[Dataset rows]
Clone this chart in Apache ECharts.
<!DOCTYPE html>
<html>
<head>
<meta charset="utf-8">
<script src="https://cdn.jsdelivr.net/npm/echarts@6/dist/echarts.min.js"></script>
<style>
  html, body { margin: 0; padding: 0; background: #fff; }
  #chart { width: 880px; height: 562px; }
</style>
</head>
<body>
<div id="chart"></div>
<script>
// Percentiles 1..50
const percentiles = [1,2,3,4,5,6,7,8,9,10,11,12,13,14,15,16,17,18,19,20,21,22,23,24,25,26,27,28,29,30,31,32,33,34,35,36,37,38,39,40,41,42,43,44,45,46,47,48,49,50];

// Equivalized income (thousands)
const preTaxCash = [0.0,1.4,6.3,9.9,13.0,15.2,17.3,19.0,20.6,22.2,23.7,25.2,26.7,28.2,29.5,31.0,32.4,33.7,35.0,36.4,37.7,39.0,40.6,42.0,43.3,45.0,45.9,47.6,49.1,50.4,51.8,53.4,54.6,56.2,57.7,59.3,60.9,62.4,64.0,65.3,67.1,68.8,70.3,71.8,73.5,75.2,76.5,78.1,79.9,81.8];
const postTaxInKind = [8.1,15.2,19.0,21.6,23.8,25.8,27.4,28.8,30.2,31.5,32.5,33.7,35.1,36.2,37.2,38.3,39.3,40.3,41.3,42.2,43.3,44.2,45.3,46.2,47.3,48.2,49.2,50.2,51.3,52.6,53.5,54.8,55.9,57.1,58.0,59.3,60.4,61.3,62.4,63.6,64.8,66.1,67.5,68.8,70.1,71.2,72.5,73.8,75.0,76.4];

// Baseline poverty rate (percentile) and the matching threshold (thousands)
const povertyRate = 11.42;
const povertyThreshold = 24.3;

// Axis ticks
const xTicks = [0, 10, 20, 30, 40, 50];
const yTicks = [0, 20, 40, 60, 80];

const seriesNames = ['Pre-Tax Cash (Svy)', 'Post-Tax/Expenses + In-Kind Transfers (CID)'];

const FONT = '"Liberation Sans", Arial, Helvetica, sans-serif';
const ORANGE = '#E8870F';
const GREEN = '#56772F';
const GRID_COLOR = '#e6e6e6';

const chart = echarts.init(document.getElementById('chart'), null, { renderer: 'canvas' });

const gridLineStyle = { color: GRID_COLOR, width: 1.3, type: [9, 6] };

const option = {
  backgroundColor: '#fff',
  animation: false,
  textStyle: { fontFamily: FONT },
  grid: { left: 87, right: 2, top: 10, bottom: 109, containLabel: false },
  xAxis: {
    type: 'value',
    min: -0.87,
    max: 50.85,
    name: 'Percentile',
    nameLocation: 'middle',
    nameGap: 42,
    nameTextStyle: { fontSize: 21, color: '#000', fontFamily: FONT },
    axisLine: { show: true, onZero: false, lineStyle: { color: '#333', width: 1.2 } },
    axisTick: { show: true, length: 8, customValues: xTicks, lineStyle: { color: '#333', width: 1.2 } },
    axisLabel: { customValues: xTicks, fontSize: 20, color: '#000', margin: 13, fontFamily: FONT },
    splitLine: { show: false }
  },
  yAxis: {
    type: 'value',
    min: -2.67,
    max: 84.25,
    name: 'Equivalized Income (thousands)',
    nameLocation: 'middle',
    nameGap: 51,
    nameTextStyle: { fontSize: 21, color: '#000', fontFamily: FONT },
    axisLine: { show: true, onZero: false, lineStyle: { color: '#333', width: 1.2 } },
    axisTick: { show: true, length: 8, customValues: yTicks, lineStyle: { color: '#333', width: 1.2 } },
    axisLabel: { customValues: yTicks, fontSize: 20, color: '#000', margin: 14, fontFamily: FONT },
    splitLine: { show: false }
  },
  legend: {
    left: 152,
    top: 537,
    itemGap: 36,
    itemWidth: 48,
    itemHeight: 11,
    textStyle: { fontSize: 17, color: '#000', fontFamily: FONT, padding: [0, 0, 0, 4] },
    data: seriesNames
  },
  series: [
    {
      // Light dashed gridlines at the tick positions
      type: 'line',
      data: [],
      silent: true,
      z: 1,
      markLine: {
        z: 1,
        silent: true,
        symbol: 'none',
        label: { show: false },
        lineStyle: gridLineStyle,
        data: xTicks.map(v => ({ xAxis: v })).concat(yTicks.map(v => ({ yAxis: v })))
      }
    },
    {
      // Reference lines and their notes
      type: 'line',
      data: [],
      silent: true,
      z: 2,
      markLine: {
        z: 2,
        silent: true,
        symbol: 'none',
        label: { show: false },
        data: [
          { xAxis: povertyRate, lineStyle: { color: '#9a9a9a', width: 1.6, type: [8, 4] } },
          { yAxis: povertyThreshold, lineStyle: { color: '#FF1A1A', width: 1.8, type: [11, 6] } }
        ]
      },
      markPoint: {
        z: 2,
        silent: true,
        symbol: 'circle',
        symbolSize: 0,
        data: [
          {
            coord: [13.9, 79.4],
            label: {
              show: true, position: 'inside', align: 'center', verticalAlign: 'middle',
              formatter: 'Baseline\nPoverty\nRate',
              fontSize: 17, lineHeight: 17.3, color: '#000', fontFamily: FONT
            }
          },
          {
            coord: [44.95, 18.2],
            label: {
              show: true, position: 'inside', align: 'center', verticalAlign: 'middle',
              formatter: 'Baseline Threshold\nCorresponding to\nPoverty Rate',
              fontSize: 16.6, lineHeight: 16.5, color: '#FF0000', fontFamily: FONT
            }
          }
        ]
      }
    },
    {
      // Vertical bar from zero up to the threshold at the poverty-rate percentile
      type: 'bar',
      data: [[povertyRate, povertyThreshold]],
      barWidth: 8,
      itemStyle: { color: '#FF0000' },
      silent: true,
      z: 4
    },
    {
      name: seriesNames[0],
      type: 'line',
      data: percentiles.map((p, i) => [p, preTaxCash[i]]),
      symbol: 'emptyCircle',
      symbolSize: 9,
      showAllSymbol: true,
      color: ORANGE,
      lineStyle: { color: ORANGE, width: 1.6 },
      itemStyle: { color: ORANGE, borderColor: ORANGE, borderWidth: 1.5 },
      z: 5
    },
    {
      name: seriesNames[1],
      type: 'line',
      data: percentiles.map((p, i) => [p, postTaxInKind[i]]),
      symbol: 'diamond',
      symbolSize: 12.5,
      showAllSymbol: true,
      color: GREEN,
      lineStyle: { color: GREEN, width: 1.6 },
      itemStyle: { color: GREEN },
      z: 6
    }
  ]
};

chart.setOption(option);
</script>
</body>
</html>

==

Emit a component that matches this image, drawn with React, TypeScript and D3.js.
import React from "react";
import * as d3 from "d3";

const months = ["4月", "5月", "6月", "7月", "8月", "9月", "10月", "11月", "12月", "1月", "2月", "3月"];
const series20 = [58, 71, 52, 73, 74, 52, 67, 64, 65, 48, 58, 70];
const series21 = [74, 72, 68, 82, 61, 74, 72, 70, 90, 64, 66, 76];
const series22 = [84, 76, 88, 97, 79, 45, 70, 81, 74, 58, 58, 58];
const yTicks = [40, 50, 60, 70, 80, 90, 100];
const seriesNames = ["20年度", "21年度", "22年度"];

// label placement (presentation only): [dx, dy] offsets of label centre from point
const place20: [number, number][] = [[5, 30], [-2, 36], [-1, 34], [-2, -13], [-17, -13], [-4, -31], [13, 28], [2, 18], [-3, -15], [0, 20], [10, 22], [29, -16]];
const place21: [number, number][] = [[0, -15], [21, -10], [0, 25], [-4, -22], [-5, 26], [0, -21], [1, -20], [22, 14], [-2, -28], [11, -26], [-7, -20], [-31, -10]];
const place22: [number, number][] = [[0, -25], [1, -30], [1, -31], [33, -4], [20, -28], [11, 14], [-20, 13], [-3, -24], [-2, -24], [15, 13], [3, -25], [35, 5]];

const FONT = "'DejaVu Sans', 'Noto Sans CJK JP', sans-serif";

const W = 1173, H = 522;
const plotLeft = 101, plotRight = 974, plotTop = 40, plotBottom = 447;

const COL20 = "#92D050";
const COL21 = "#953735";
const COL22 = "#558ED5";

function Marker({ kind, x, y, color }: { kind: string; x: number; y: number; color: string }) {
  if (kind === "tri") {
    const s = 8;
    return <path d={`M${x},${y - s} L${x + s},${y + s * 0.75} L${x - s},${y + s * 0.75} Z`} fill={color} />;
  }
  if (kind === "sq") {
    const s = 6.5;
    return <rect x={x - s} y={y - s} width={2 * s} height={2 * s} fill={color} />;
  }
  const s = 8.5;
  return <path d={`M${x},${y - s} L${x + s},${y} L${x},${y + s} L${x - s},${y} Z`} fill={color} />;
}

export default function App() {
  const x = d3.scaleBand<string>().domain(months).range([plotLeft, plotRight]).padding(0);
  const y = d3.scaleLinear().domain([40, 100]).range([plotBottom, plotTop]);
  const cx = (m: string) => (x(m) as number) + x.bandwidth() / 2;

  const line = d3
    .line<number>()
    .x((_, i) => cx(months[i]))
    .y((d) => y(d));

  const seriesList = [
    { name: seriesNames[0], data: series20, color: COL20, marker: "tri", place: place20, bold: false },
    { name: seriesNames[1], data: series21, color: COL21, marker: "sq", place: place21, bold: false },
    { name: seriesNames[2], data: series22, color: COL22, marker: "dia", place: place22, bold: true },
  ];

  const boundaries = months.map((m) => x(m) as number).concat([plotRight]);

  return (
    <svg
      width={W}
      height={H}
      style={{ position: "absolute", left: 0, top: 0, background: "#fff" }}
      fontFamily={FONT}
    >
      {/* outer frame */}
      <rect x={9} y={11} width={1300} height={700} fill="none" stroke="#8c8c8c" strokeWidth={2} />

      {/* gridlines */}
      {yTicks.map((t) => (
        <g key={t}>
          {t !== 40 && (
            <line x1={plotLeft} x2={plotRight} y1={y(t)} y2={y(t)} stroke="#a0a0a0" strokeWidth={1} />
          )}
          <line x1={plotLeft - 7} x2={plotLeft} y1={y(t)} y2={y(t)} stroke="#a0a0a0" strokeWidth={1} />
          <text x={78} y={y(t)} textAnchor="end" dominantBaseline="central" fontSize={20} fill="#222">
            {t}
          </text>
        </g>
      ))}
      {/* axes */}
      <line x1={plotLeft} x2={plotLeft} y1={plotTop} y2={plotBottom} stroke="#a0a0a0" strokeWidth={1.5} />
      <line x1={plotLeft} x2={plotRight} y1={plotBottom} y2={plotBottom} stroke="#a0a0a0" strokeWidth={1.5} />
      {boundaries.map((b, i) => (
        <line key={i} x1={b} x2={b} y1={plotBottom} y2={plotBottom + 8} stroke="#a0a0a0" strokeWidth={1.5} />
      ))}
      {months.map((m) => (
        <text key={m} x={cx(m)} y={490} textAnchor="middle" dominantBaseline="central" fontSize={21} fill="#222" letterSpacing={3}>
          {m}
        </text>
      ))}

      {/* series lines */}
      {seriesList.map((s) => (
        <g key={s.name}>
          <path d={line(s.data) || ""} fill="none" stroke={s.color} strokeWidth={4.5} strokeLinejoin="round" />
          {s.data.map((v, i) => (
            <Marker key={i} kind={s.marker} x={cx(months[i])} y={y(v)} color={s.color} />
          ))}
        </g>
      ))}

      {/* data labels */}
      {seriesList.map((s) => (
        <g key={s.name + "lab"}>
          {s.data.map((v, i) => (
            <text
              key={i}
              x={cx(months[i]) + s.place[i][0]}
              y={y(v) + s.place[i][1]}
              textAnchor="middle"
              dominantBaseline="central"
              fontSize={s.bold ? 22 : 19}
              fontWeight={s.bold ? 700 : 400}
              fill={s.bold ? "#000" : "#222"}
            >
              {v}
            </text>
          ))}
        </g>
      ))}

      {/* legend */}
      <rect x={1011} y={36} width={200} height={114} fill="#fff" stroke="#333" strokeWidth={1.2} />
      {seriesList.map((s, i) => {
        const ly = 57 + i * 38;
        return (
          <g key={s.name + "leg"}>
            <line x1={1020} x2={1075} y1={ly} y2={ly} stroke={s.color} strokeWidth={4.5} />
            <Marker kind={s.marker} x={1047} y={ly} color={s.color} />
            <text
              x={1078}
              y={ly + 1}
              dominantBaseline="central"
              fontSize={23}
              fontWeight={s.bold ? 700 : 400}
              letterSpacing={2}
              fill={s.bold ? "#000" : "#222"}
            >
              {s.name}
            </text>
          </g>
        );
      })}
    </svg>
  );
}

...

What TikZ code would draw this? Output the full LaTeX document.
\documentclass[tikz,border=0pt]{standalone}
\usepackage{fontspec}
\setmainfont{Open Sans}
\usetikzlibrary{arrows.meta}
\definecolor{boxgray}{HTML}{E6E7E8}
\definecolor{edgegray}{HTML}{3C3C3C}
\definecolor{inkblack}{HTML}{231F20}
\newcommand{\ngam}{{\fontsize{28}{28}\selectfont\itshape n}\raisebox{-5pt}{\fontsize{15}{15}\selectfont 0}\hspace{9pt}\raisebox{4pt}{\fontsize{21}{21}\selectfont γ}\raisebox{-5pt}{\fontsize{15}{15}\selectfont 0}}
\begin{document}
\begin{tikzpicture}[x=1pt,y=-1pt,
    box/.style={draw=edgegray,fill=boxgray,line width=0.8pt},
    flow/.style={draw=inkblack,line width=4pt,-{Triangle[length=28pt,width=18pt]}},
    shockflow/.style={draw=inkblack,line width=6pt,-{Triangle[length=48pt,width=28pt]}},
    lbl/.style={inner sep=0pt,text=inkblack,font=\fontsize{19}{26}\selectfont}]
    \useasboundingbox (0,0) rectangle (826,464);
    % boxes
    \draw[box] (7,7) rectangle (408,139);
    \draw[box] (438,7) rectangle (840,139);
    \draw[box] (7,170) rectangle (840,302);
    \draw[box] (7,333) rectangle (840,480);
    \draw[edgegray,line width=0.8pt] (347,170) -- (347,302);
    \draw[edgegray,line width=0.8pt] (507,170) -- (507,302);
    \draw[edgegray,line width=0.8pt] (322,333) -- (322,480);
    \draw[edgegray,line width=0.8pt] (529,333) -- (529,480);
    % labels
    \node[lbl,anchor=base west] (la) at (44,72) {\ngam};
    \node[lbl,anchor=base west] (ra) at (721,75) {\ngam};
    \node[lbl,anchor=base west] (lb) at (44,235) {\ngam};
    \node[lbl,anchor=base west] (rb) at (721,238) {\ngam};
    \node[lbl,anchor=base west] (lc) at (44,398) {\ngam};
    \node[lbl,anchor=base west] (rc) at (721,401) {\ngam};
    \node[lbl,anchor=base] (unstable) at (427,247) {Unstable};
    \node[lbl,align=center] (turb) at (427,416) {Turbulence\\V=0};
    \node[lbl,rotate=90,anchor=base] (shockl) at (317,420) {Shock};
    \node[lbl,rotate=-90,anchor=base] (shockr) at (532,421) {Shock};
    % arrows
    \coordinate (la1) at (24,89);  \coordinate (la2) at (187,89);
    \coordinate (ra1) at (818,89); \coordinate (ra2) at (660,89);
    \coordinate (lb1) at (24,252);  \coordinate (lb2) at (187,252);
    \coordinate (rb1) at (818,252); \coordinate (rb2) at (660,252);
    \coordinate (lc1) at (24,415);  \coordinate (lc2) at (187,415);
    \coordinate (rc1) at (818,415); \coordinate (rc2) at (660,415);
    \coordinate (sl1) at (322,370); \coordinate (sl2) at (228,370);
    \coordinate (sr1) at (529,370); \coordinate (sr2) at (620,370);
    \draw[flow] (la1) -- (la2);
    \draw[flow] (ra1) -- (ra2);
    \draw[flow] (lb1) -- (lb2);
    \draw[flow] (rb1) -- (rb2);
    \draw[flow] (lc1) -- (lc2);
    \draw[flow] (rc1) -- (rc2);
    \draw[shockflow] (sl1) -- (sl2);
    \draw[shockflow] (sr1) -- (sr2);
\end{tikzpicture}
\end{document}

[What this task involves] Everything from the line that contains "Clone this chart in Apache ECharts." through the line that contains "type: [9, 6]" is to be transcribed exactly, and nothing outside that range.

[Full solution]
Clone this chart in Apache ECharts.
<!DOCTYPE html>
<html>
<head>
<meta charset="utf-8">
<script src="https://cdn.jsdelivr.net/npm/echarts@6/dist/echarts.min.js"></script>
<style>
  html, body { margin: 0; padding: 0; background: #fff; }
  #chart { width: 880px; height: 562px; }
</style>
</head>
<body>
<div id="chart"></div>
<script>
// Percentiles 1..50
const percentiles = [1,2,3,4,5,6,7,8,9,10,11,12,13,14,15,16,17,18,19,20,21,22,23,24,25,26,27,28,29,30,31,32,33,34,35,36,37,38,39,40,41,42,43,44,45,46,47,48,49,50];

// Equivalized income (thousands)
const preTaxCash = [0.0,1.4,6.3,9.9,13.0,15.2,17.3,19.0,20.6,22.2,23.7,25.2,26.7,28.2,29.5,31.0,32.4,33.7,35.0,36.4,37.7,39.0,40.6,42.0,43.3,45.0,45.9,47.6,49.1,50.4,51.8,53.4,54.6,56.2,57.7,59.3,60.9,62.4,64.0,65.3,67.1,68.8,70.3,71.8,73.5,75.2,76.5,78.1,79.9,81.8];
const postTaxInKind = [8.1,15.2,19.0,21.6,23.8,25.8,27.4,28.8,30.2,31.5,32.5,33.7,35.1,36.2,37.2,38.3,39.3,40.3,41.3,42.2,43.3,44.2,45.3,46.2,47.3,48.2,49.2,50.2,51.3,52.6,53.5,54.8,55.9,57.1,58.0,59.3,60.4,61.3,62.4,63.6,64.8,66.1,67.5,68.8,70.1,71.2,72.5,73.8,75.0,76.4];

// Baseline poverty rate (percentile) and the matching threshold (thousands)
const povertyRate = 11.42;
const povertyThreshold = 24.3;

// Axis ticks
const xTicks = [0, 10, 20, 30, 40, 50];
const yTicks = [0, 20, 40, 60, 80];

const seriesNames = ['Pre-Tax Cash (Svy)', 'Post-Tax/Expenses + In-Kind Transfers (CID)'];

const FONT = '"Liberation Sans", Arial, Helvetica, sans-serif';
const ORANGE = '#E8870F';
const GREEN = '#56772F';
const GRID_COLOR = '#e6e6e6';

const chart = echarts.init(document.getElementById('chart'), null, { renderer: 'canvas' });

const gridLineStyle = { color: GRID_COLOR, width: 1.3, type: [9, 6] };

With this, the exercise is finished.